L'importance du service client
Dans ce contexte d'augmentation de la commande en ligne, la qualité du service off line devient un argument décisif dans l'offre des voyagistes. «Il garantit la continuité de notre service, résume Christian Coulaud (Runaworld). L'entreprise qui adopte notre solution en ligne l'utilisera pour 80 à 85 % des commandes. Tout le reste, les voyages complexes ou multidestination par exemple, est effectué par téléphone ou par mail.» La solution des prestataires se couple ainsi avec un volet back-office de plus en plus complet. Le cas le plus courant est la mise à disposition d'un, voire plusieurs, conseillers voyages dédiés. Les grands voyagistes proposent en outre un service client qui prête assistance avant, pendant et après le voyage, ou un service d'urgence polyglotte, prêt à fournir 24 h/24 et 7j/7 une assistance en toutes circonstances. «La réactivité est essentielle. Nos outils permettent de commander un voyage à la dernière minute. Le client doit pouvoir joindre en permanence son gestionnaire dédié, pour modifier ou annuler sa commande, ou pour ajuster sa politique», ajoute Jérôme Fouque (Expédia Corporate Travel).

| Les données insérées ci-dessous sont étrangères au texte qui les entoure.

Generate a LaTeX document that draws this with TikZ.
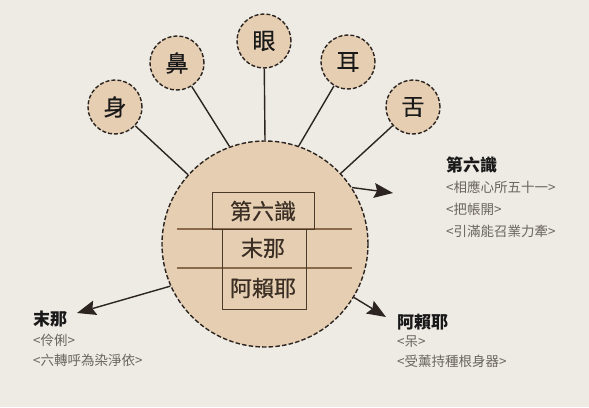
\documentclass[tikz,border=0pt]{standalone}
\usepackage{fontspec}
\usetikzlibrary{arrows.meta}
\newfontfamily\cjk{Noto Sans CJK TC}
\newfontfamily\cjkm[FakeBold=0.5]{Noto Sans CJK TC}
\definecolor{bg}{HTML}{EEEAE4}
\definecolor{tanfill}{HTML}{E6CEB2}
\definecolor{linec}{HTML}{2B2420}
\definecolor{boxc}{HTML}{4A3A2A}
\definecolor{hlc}{HTML}{8A6A4A}
\definecolor{innertxt}{HTML}{3B2F25}
\definecolor{subtxt}{HTML}{6B6560}
\begin{document}
\begin{tikzpicture}[x=1pt,y=-1pt,
  sense/.style={circle, draw=linec, dash pattern=on 4pt off 2pt, line width=1.4pt,
    fill=tanfill, minimum size=54pt, inner sep=0pt, text=black!90,
    font=\cjkm\fontsize{23}{23}\selectfont},
  bigc/.style={circle, draw=linec, dash pattern=on 4.5pt off 2.2pt, line width=1.4pt,
    fill=tanfill, minimum size=206pt, inner sep=0pt},
  conn/.style={draw=linec, line width=1.4pt},
  arr/.style={draw=linec, line width=1.4pt, -{Stealth[length=19pt,width=15pt,inset=3pt,line width=0pt]}},
  boxline/.style={draw=boxc, line width=1pt},
  hline/.style={draw=hlc, line width=1.6pt},
  inner/.style={inner sep=0pt, text=innertxt, font=\cjkm\fontsize{22}{22}\selectfont},
  head/.style={inner sep=0pt, anchor=west, text=black!90, font=\cjk\bfseries\fontsize{17}{17}\selectfont},
  sub/.style={inner sep=0pt, anchor=west, text=subtxt, font=\cjk\fontsize{13.5}{13.5}\selectfont}
]
\fill[bg] (0,0) rectangle (589,407);
\useasboundingbox (0,0) rectangle (589,407);

% big circle
\node[bigc] (big) at (265,244) {};

% small circles
\node[sense] (shen) at (115,107) {身};
\node[sense] (bi)   at (177,63)  {鼻};
\node[sense] (yan)  at (264,41)  {眼};
\node[sense] (er)   at (348,62)  {耳};
\node[sense] (she)  at (413,107) {舌};

\draw[conn] (shen) -- (big.138.5);
\draw[conn] (bi) -- (big.110);
\draw[conn] (yan) -- (big.90);
\draw[conn] (er) -- (big.71);
\draw[conn] (she) -- (big.43);

% inner structure
\draw[hline] (177,229) -- (352,229);
\draw[hline] (177,268) -- (352,268);
\draw[boxline] (212,192) rectangle (314,229);
\draw[boxline] (222,229) rectangle (306,309);
\node[inner] (t1) at (263,211) {第六識};
\node[inner] (t2) at (263,248) {末那};
\node[inner] (t3) at (263,288) {阿賴耶};

% arrows
\coordinate (a1) at (393,193);
\coordinate (a2) at (386,317);
\coordinate (a3) at (77,313);
\draw[arr] (big.33) -- (a1);
\draw[arr] (big.-31.5) -- (a2);
\draw[arr] (big.204) -- (a3);

% labels
\node[head] (h1) at (446,165) {第六識};
\node[sub] (s11) at (446,187) {<相應心所五十一>};
\node[sub] (s12) at (446,209) {<把帳開>};
\node[sub] (s13) at (446,231) {<引滿能召業力牽>};

\node[head] (h2) at (33,319) {末那};
\node[sub] (s21) at (33,340) {<伶俐>};
\node[sub] (s22) at (33,360) {<六轉呼為染淨依>};

\node[head] (h3) at (397,322) {阿賴耶};
\node[sub] (s31) at (397,342) {<呆>};
\node[sub] (s32) at (397,361) {<受薰持種根身器>};
\end{tikzpicture}
\end{document}
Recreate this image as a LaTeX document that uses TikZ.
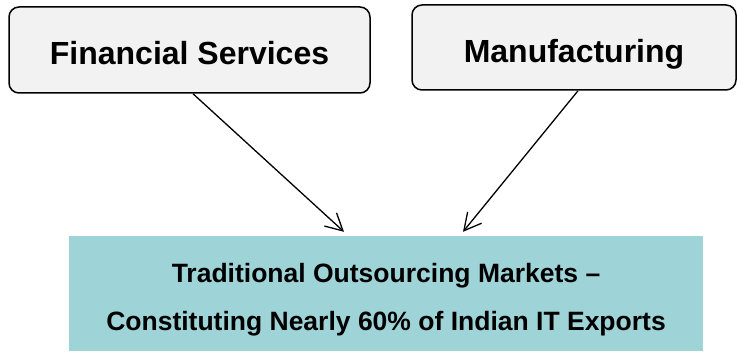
\documentclass[tikz,border=0pt]{standalone}
\usepackage{fontspec}
\setmainfont{Liberation Sans}
\usetikzlibrary{arrows.meta}
\definecolor{boxgray}{HTML}{F2F2F2}
\definecolor{marketteal}{HTML}{9ED3D7}
\begin{document}
\begin{tikzpicture}[x=1pt,y=1pt,
  sector/.style={draw=black, line width=1.5pt, fill=boxgray, rounded corners=10pt,
    font=\fontsize{32}{36}\selectfont\bfseries, text height=30pt, text depth=0pt,
    inner sep=0pt},
  market/.style={fill=marketteal, inner sep=0pt},
  markettext/.style={font=\fontsize{26.5}{30}\selectfont\bfseries, anchor=base, inner sep=0pt},
  feed/.style={line width=1.3pt, -{Straight Barb[length=17pt,width=18pt]}}]
\useasboundingbox (0,0) rectangle (738,351);
% source sectors
\node[sector, minimum width=361pt, minimum height=86pt] (fin) at (189.5,301) {Financial Services};
\node[sector, minimum width=324pt, minimum height=85pt] (mfg) at (574,303.5) {Manufacturing};
% target market block
\node[market, minimum width=634pt, minimum height=115pt] (out) at (386,57.5) {};
\node[markettext] (outA) at (386,69) {Traditional Outsourcing Markets --};
\node[markettext] (outB) at (386,21) {Constituting Nearly 60\% of Indian IT Exports};
% connectors
\draw[feed] ([xshift=3.5pt]fin.south) -- ([xshift=-42pt,yshift=4pt]out.north);
\draw[feed] ([xshift=4pt]mfg.south) -- ([xshift=77pt,yshift=4pt]out.north);
\end{tikzpicture}
\end{document}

Les voyagistes d'envergure internationale mettent également en avant l'atout que représente leur réseau d'agences physiques. Un critère qui entre souvent en ligne de compte pour le choix d'un prestataire unique. «Notre réseau d'agences de voyages de proximité est apprécié, indique Floyd Widener (CWT). Les PME en ont toujours besoin pour du conseil, l'élaboration d'un voyage complexe ou l'aide à l'interprétation d'un reporting.» Ironie de l'histoire, c'est ce même réseau qui avait relayé la demande des PME pour bénéficier d'un service on line dédié.
Marie-Liesse Douroux, American Express
«Les occasions de réaliser des économies en jouant sur le volume sont moins fréquentes dans les PME.»